Hydropower plants in Sweden has a long history dating back to the early 20th century. In the design of these, now old facilities, expected probable flows were based on recorded precipitation data. As a safety valve of the dam various types of spillway can be installed, to either spill water when no power is produced. Or to regulate water levels above and below the dam to prevent or mitigate flooding, and to be able to prevent overtopping of a dam. As the climate is ever changing, and now average temperatures climb, this leads to an increase in both average annual precipitation and likelihood of expected flood events in Sweden. This leads to a case of old infrastructure designed for old conditions, which now may exceed flow discharge capabilities for safe operations. A need for reevaluation of the existing dam fleet is needed to explore if it can face the new conditions brought by increased precipitation. Previous work has been done by Computational Fluid Dynamics (CFD) to compare scale model data of existing dams, recorded when they were designed. Such comparisons show mostly low differences between the CFD simulations and scale model results, in the range of 1-2%. Some show as much as 10%. With CFD now being a standard tool in many industries involving fluid mechanics, there are several guidelines on how to perform CFD with respect to quality.
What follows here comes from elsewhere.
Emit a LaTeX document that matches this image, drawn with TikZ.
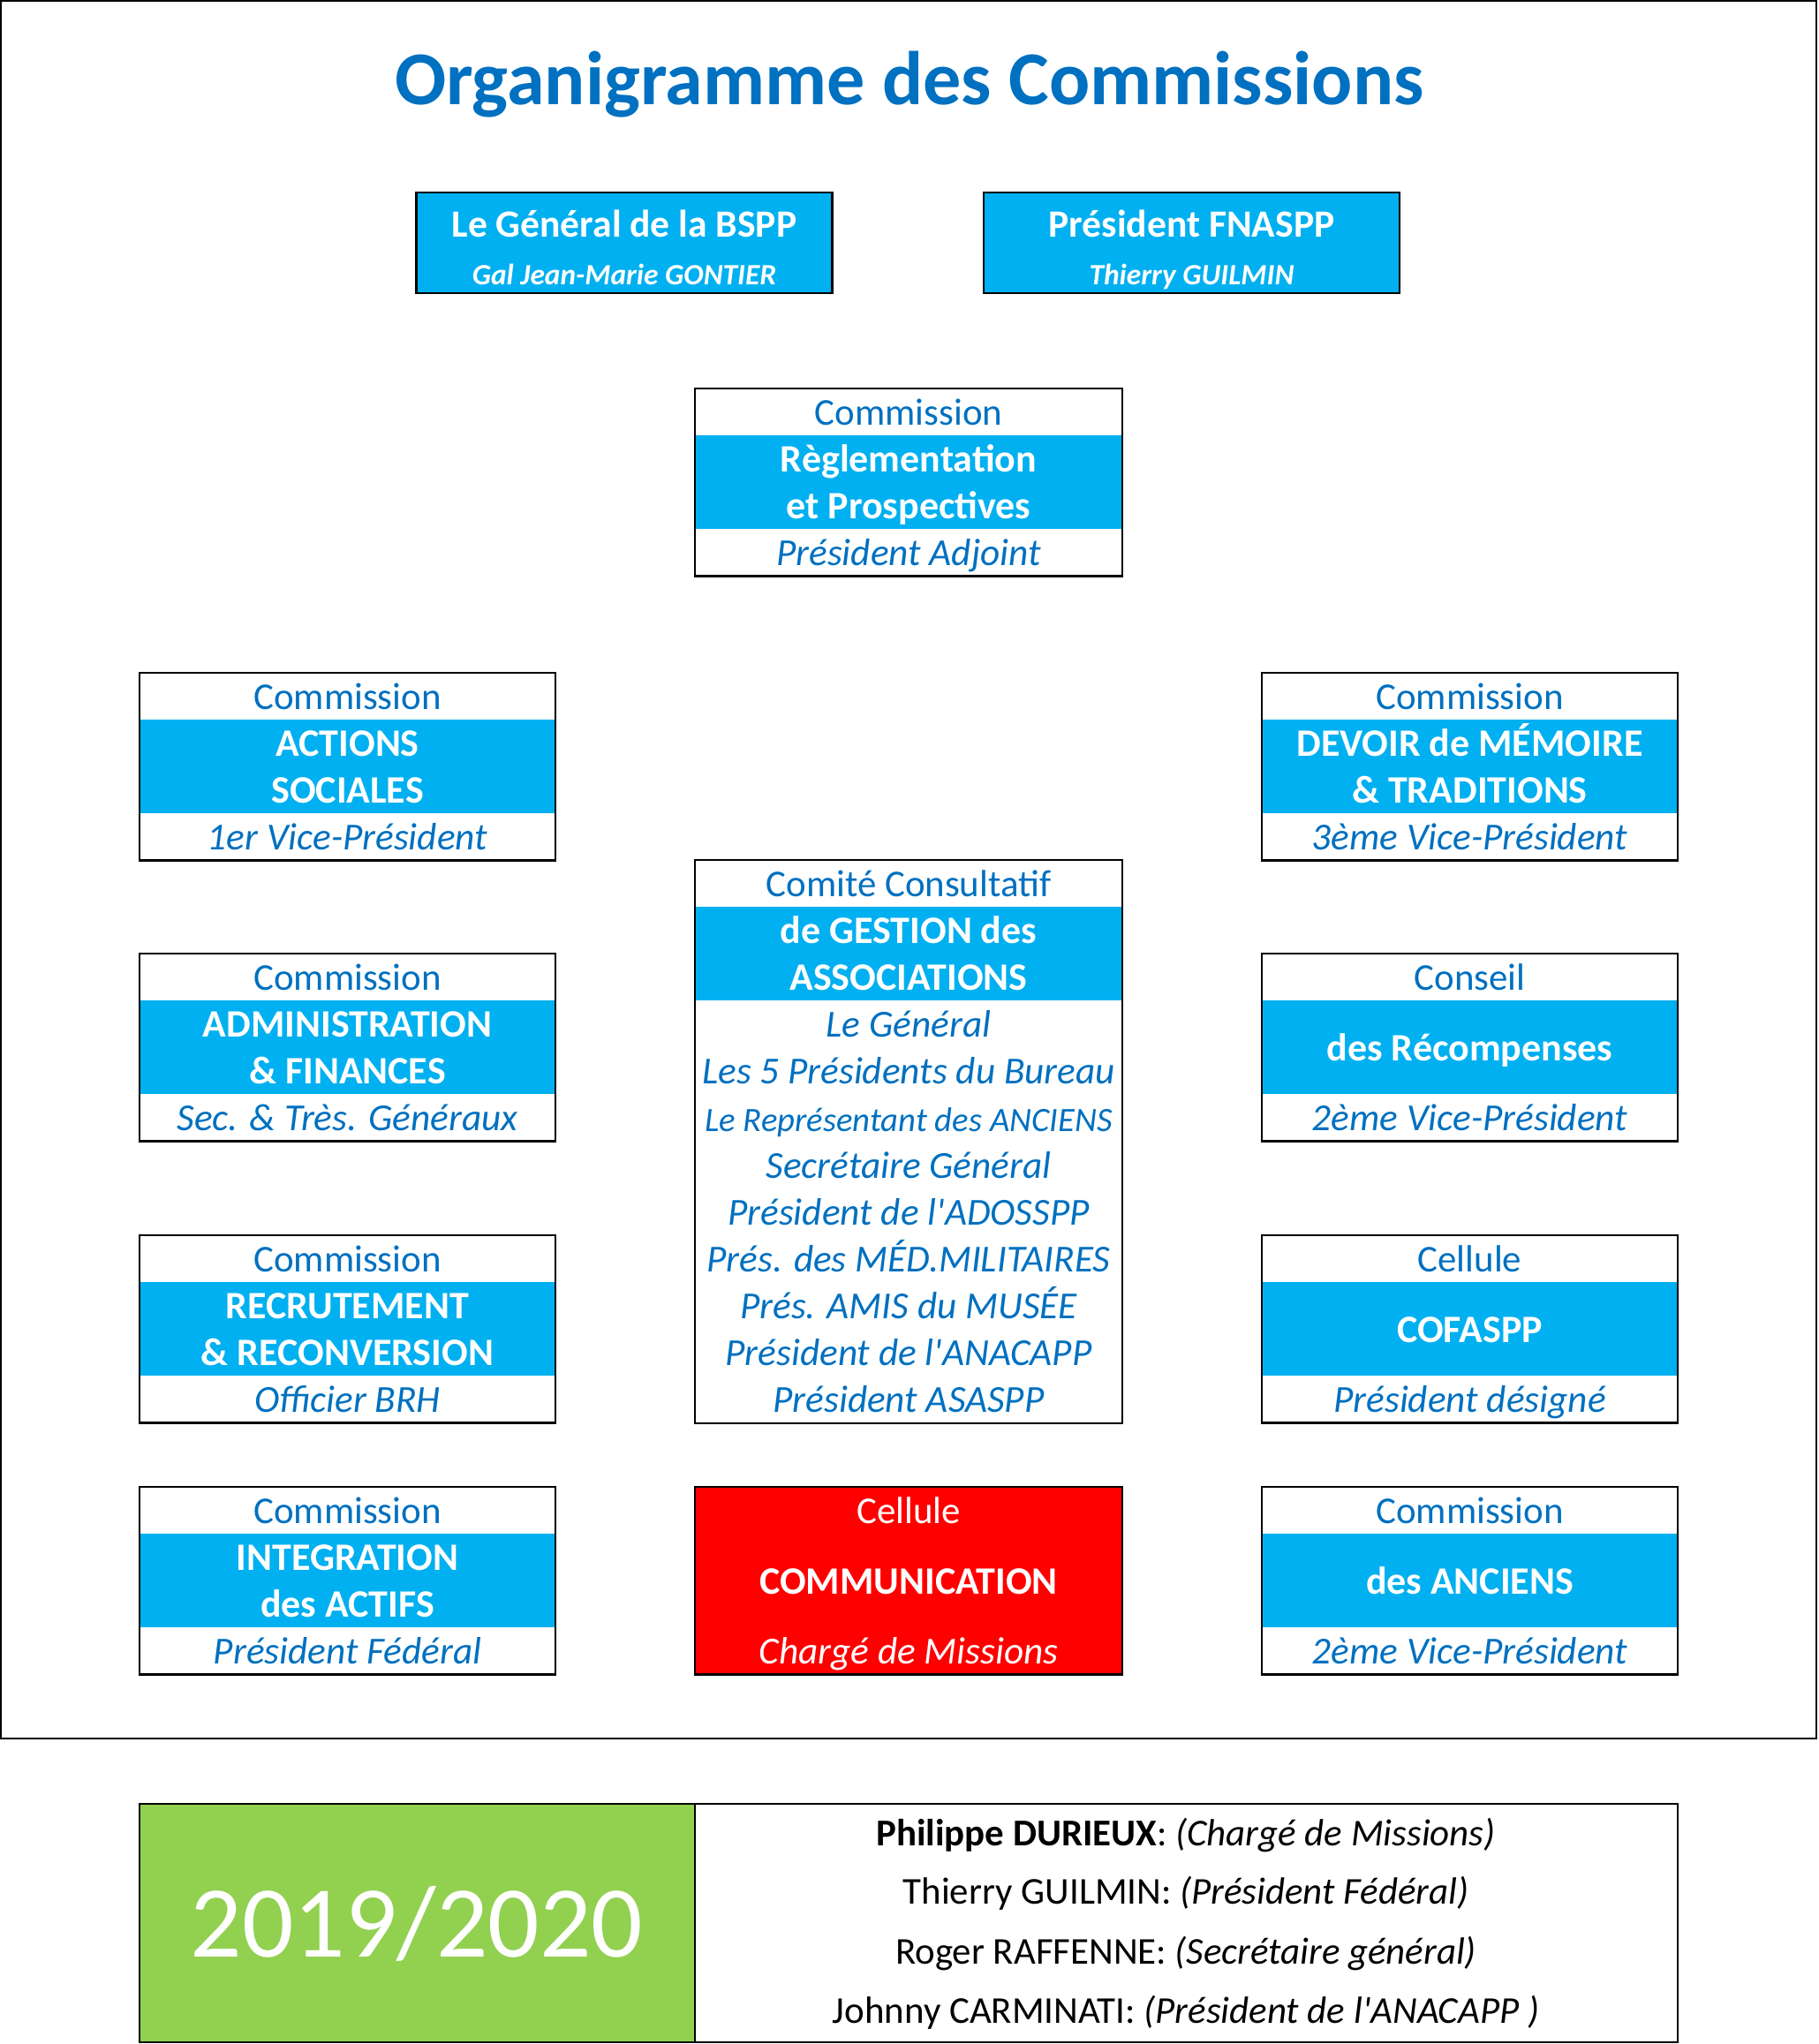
\documentclass[tikz,border=0pt]{standalone}
\usepackage{fontspec}
\setmainfont{Carlito}
\definecolor{orgblue}{HTML}{00B0F0}
\definecolor{txtblue}{HTML}{0070C0}
\definecolor{orgred}{HTML}{FF0000}
\definecolor{orggreen}{HTML}{92D050}
\newcommand{\apos}{\textquotesingle}
\tikzset{
  boxline/.style={draw=black, line width=0.75pt},
  boxtext/.style={anchor=base, inner sep=0pt},
  toptext/.style={boxtext, text=txtblue, font=\fontsize{12.2}{15}\selectfont},
  midtext/.style={boxtext, text=white, font=\fontsize{12.5}{15}\selectfont\bfseries},
  bottext/.style={boxtext, text=txtblue, font=\fontsize{12.3}{15}\selectfont\itshape},
}
\begin{document}
\begin{tikzpicture}[x=0.01cm, y=-0.01cm]
  \useasboundingbox (0,0) rectangle (2059,2315);
  \draw[boxline] (1,1) rectangle (2057,1969);
  \node[boxtext, text=txtblue, font=\fontsize{24.5}{30}\selectfont\bfseries] (title) at (1030,118) {Organigramme des Commissions};

  % tutelles
  \foreach \nm/\cx/\la/\lb in {
      bspp/707/Le Général de la BSPP/Gal Jean-Marie GONTIER,
      fna/1349.5/Président FNASPP/Thierry GUILMIN
  } {
    \begin{scope}[shift={(\cx,218)}]
      \fill[orgblue] (-235.5,0) rectangle (235.5,114);
      \draw[boxline] (-235.5,0) rectangle (235.5,114);
      \node[midtext, font=\fontsize{12.4}{15}\selectfont\bfseries] (\nm-a) at (0,50) {\la};
      \node[midtext, font=\fontsize{9.5}{12}\selectfont\bfseries\itshape] (\nm-b) at (0,104) {\lb};
    \end{scope}
  }

  % commissions, titre sur deux lignes
  \foreach \nm/\cx/\ty/\w/\ta/\ma/\mb/\ba in {
      regl/1029/440/484/Commission/Règlementation/et Prospectives/Président Adjoint,
      soc/393.5/762/471/Commission/ACTIONS/SOCIALES/1er Vice-Président,
      adm/393.5/1080/471/Commission/ADMINISTRATION/\& FINANCES/Sec. \& Très. Généraux,
      recr/393.5/1399/471/Commission/RECRUTEMENT/\& RECONVERSION/Officier BRH,
      integ/393.5/1684/471/Commission/INTEGRATION/des ACTIFS/Président Fédéral,
      mem/1664.5/762/471/Commission/DEVOIR de MÉMOIRE/\& TRADITIONS/3ème Vice-Président
  } {
    \begin{scope}[shift={(\cx,\ty)}]
      \pgfmathsetmacro{\hw}{\w/2}
      \fill[orgblue] (-\hw,53.15) rectangle (\hw,159.45);
      \draw[boxline] (-\hw,0) rectangle (\hw,212.6);
      \node[toptext] (\nm-t) at (0,41.3) {\ta};
      \node[midtext] (\nm-m1) at (0,94.5) {\ma};
      \node[midtext] (\nm-m2) at (0,147.6) {\mb};
      \node[bottext] (\nm-b) at (0,200.8) {\ba};
    \end{scope}
  }

  % titre sur une ligne
  \foreach \nm/\ty/\ta/\ma/\ba in {
      recomp/1080/Conseil/des Récompenses/2ème Vice-Président,
      cofa/1399/Cellule/COFASPP/Président désigné,
      anc/1684/Commission/des ANCIENS/2ème Vice-Président
  } {
    \begin{scope}[shift={(1664.5,\ty)}]
      \fill[orgblue] (-235.5,53.15) rectangle (235.5,159.45);
      \draw[boxline] (-235.5,0) rectangle (235.5,212.6);
      \node[toptext] (\nm-t) at (0,41.3) {\ta};
      \node[midtext] (\nm-m) at (0,121.05) {\ma};
      \node[bottext] (\nm-b) at (0,200.8) {\ba};
    \end{scope}
  }

  % comite consultatif
  \begin{scope}[shift={(1029,974)}]
    \fill[orgblue] (-242,53.15) rectangle (242,159.45);
    \draw[boxline] (-242,0) rectangle (242,638);
    \node[toptext] (cc-t) at (0,41.3) {Comité Consultatif};
    \node[midtext] (cc-m1) at (0,94.5) {de GESTION des};
    \node[midtext] (cc-m2) at (0,147.6) {ASSOCIATIONS};
    \foreach \k/\sz/\txt in {
        4/12.3/Le Général, 5/12.3/Les 5 Présidents du Bureau,
        6/11.0/Le Représentant des ANCIENS, 7/12.3/Secrétaire Général,
        8/12.3/Président de l\apos ADOSSPP, 9/12.3/Prés. des MÉD.MILITAIRES,
        10/12.3/Prés. AMIS du MUSÉE, 11/12.3/Président de l\apos ANACAPP,
        12/12.3/Président ASASPP
    } {
      \node[bottext, font=\fontsize{\sz}{15}\selectfont\itshape] (cc-\k) at (0,{(\k-0.5)*53.15+14.75}) {\txt};
    }
  \end{scope}

  % cellule communication
  \begin{scope}[shift={(1029,1684)}]
    \fill[orgred] (-242,0) rectangle (242,212.6);
    \draw[boxline] (-242,0) rectangle (242,212.6);
    \node[toptext, text=white] (com-t) at (0,41.3) {Cellule};
    \node[midtext] (com-m) at (0,121.05) {COMMUNICATION};
    \node[bottext, text=white] (com-b) at (0,200.8) {Chargé de Missions};
  \end{scope}

  % bandeau du bas
  \fill[orggreen] (158,2043) rectangle (787,2313);
  \draw[boxline] (158,2043) rectangle (1900,2313);
  \draw[boxline] (787,2043) -- (787,2313);
  \node[boxtext, text=white, font=\fontsize{32.8}{40}\selectfont] (year) at (472,2216.7) {2019/2020};
  \foreach \k/\yb/\txt in {
      1/2090/{\textbf{Philippe DURIEUX}: \textit{(Chargé de Missions)}},
      2/2156.7/{Thierry GUILMIN: \textit{(Président Fédéral)}},
      3/2224/{Roger RAFFENNE: \textit{(Secrétaire général)}},
      4/2291.7/{Johnny CARMINATI: \textit{(Président de l\apos ANACAPP )}}
  } {
    \node[boxtext, font=\fontsize{12.2}{15}\selectfont] (membre-\k) at (1343,\yb) {\txt};
  }
\end{tikzpicture}
\end{document}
However CFD is an approximate science and the physics needs to be simplified by a number of models with inherent limitations. Hence to gain trust in CFD simulations for dam operators there needs to be validation cases. Validation cases for single outlet spillway setup exist, but dams often do not have geometries as simple as the existing validation cases. Hence, a need for well defined experiments for CFD validation of hydraulic designs.

This thesis aims to provide experimental data suitable for use in evaluating CFD methods for assessing spillway capacity. To this endeavour a purpose built experimental setup was designed to produce experimental data of a quality and complexity not found elsewhere today. The main feature of the experiment is three outlets with the capability of recording the discharge passing through each outlet individually. Other tools used for evaluating flow conditions in the channel include Acoustic Doppler Velocimetry.

The results consists of experimental data gathered for three different variations of the experimental geometry. First a Deep channel flowing past a sharp corner, which produced low velocities in the channel leading up to the outlets. A second variation where the channel floor was raised to induce larger velocities in the flow leading up to the outlets, for increased differences in the flow distribution between the different outlets. As a final variation, the channel width was reduced leading to even higher velocities, and larger differences in both waterlevels at different points in the experimental channel, and in the discharge recorded in the different outlets. The distribution of the flow discharge across the outlets varies with the different geometries, and with the different inflows tested. At low flows differences in distribution between the outlets were negligible, especially with the first channel layout. At higher flows the differences grow, and show clear differences that should be replicable in simulations. Thus showing results that could be used for validation of CFD methods in regards to flow distribution across a spillway with multiple outlets. Additional data to use for validation include ADV data gathered in the channel leading up to the outlets, which documents recirculation zones introduced due to the geometries. As potentially simulations could produce flow distribution results that are correct while not simulating flow behaviour correctly.